Ambientato negli anni 80 e 90, fra la Puglia, l’Olanda e vari altri luoghi, il romanzo mostra una vera e propria ossessione per le date, quasi a voler fissare i momenti, a voler imbrigliare e catalogare una vita che appare senza direzione, dando senso alla morte. E la morte, si scoprirà, è un diritto, un atto di estrema affermazione di sé:

Sono pronto ad affermare che Max aveva tutto il diritto di decidere il proprio futuro, di arrogare volontà di vita o di morte sul proprio tempo. Mi vergogno come un assassino per aver messo in discussione il suo libero arbitrio. Ora che ho viaggiato fra i suoi tormenti, tra le sue scritture, tra i suoi ricordi; ora che assaporo in pieno il proverbiale respiro della parola “vita”: riesco a percepire la sua condizione di neo giovane Werther.”

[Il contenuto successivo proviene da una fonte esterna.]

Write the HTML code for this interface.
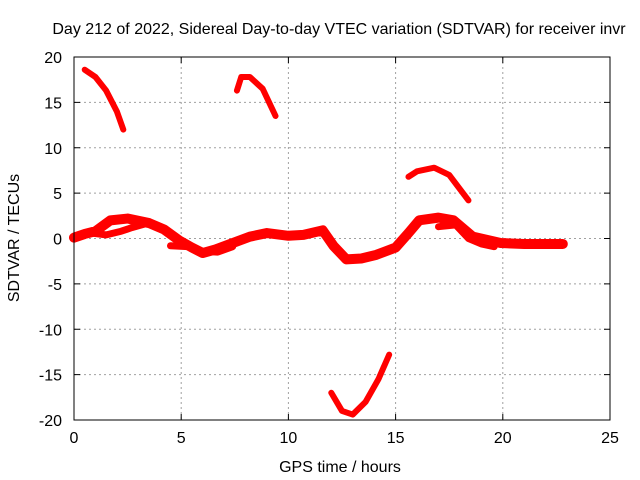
<!DOCTYPE html>
<html><head><meta charset="utf-8"><style>
body{margin:0;background:#fff}
svg{display:block;font-family:"Liberation Sans",sans-serif;font-size:16px}
</style></head><body>
<svg id="c" width="640" height="480">
<text x="339" y="34" text-anchor="middle">Day 212 of 2022, Sidereal Day-to-day VTEC variation (SDTVAR) for receiver invr</text>
<text x="340" y="472" text-anchor="middle">GPS time / hours</text>
<text transform="translate(19,238) rotate(-90)" text-anchor="middle">SDTVAR / TECUs</text>
<g id="grid"></g><g id="ticks"></g><g id="series"></g>
<rect x="74" y="57" width="536" height="363" fill="none" stroke="#000"/>
</svg>
<script>
const xTicks=[0,5,10,15,20,25];
const yTicks=[20,15,10,5,0,-5,-10,-15,-20];
const mainUpper=[[0,0.1],[0.5,0.5],[1,0.8],[1.7,2],[2.5,2.2],[3.5,1.7],[4.2,1],[4.9,-0.2],[5.5,-1],[6,-1.6],[6.6,-1.2],[7.4,-0.5],[8.2,0.2],[9,0.6],[10,0.3],[10.7,0.4],[11.6,0.9],[12.1,-0.8],[12.7,-2.3],[13.4,-2.2],[14.1,-1.8],[15,-1],[15.6,0.6],[16.1,2],[17,2.3],[17.7,2],[18.6,0.2],[19.9,-0.5],[21,-0.6],[22,-0.6],[22.8,-0.6]];
const mainLower=[[0.8,0.6],[1.5,0.4],[2.2,0.8],[2.7,1.2],[3.3,1.6]];
const secondLower=[[4.5,-0.8],[5.3,-0.9],[6,-1.4],[6.7,-1.5],[7.4,-0.9]];
const secondLate=[[17,1.3],[17.8,1.5],[18.4,0],[19,-0.6],[19.6,-0.9]];
const arc1=[[0.5,18.6],[1,17.8],[1.5,16.3],[2,14],[2.3,12]];
const arc2=[[7.6,16.3],[7.8,17.8],[8.2,17.8],[8.8,16.5],[9.4,13.5]];
const arc3=[[15.6,6.8],[16,7.4],[16.8,7.8],[17.5,7],[18.4,4.2]];
const arc4=[[12,-17],[12.5,-19],[13,-19.4],[13.6,-18],[14.2,-15.5],[14.7,-12.8]];
const NS="http://www.w3.org/2000/svg";
const X=h=>74+h*536/25, Y=v=>238.5-v*363/40;
const g=document.getElementById('grid'),t=document.getElementById('ticks'),s=document.getElementById('series');
function mk(tag,at,p){const e=document.createElementNS(NS,tag);for(const k in at)e.setAttribute(k,at[k]);p.appendChild(e);return e;}
xTicks.forEach(v=>{const x=X(v);
 if(v>0&&v<25){const l=mk('line',{x1:x,y1:57,x2:x,y2:420,stroke:'#a0a0a0','stroke-dasharray':'2,3'},g);
 
 }
 mk('line',{x1:x,y1:420,x2:x,y2:414,stroke:'#000'},t);mk('line',{x1:x,y1:57,x2:x,y2:63,stroke:'#000'},t);
 const tx=mk('text',{x:x,y:443,'text-anchor':'middle'},t);tx.textContent=v;
 
 });
yTicks.forEach(v=>{const y=Y(v);
 if(v>-20&&v<20){const l=mk('line',{x1:74,y1:y,x2:610,y2:y,stroke:'#a0a0a0','stroke-dasharray':'2,3'},g);
 
 }
 mk('line',{x1:74,y1:y,x2:80,y2:y,stroke:'#000'},t);mk('line',{x1:604,y1:y,x2:610,y2:y,stroke:'#000'},t);
 const tx=mk('text',{x:62,y:y+6,'text-anchor':'end'},t);tx.textContent=v;
 
 });
function line(d,w,name){const p=mk('polyline',{points:d.map(q=>X(q[0])+','+Y(q[1])).join(' '),fill:'none',stroke:'#f00','stroke-width':w,'stroke-linejoin':'round','stroke-linecap':'round'},s);
 
 }
line(mainUpper,10,'sdtvar-main-band');
line(mainLower,7,'sdtvar-early-strand');
line(secondLower,7,'sdtvar-mid-strand');
line(secondLate,7,'sdtvar-late-strand');
line(arc1,6,'sdtvar-arc-1');
line(arc2,6,'sdtvar-arc-2');
line(arc3,6,'sdtvar-arc-3');
line(arc4,6,'sdtvar-arc-4');
</script>
</body></html>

Scrittore e musicista barese, Lillo Favia sembra optare per la commistione di generi e stili in modo sperimentale. Ed anche questa pare essere una caratteristica degli artisti di ultima generazione, cioè la multimedialità e la mescolanza della scrittura con altre forme d’arte, dalla musica, al canto, alla danza. C’è una miscela fra un “basso” – la vita randagia, le crisi d’astinenza, il sesso a pagamento –e un “alto” costituito dai frequenti abbandoni lirici della prosa.

Partimmo a notte fonda, all’ombra di un cielo nero. L’aria era farcita di quei tipici sapori del litorale pugliese, le alghe fresche allineate dal grecale, l’ulivo, il pino marittimo, le effusioni di terra d’argilla rossa e rosmarino si rincorrevano e mischiavano lungo la lingua d’asfalto.”

Certo è che non sempre la mistura di tecniche e forme espressive (fra appunti, dialoghi, brani di diario, versi lasciati in giro da Max come indizi) riesce ad apparire funzionale, capita di chiedersi se non si sia voluto accogliere tutto (troppo) senza saper tralasciare o, come minimo, amalgamare, e nasce il sospetto di possibili incursioni nel diario privato dell’autore.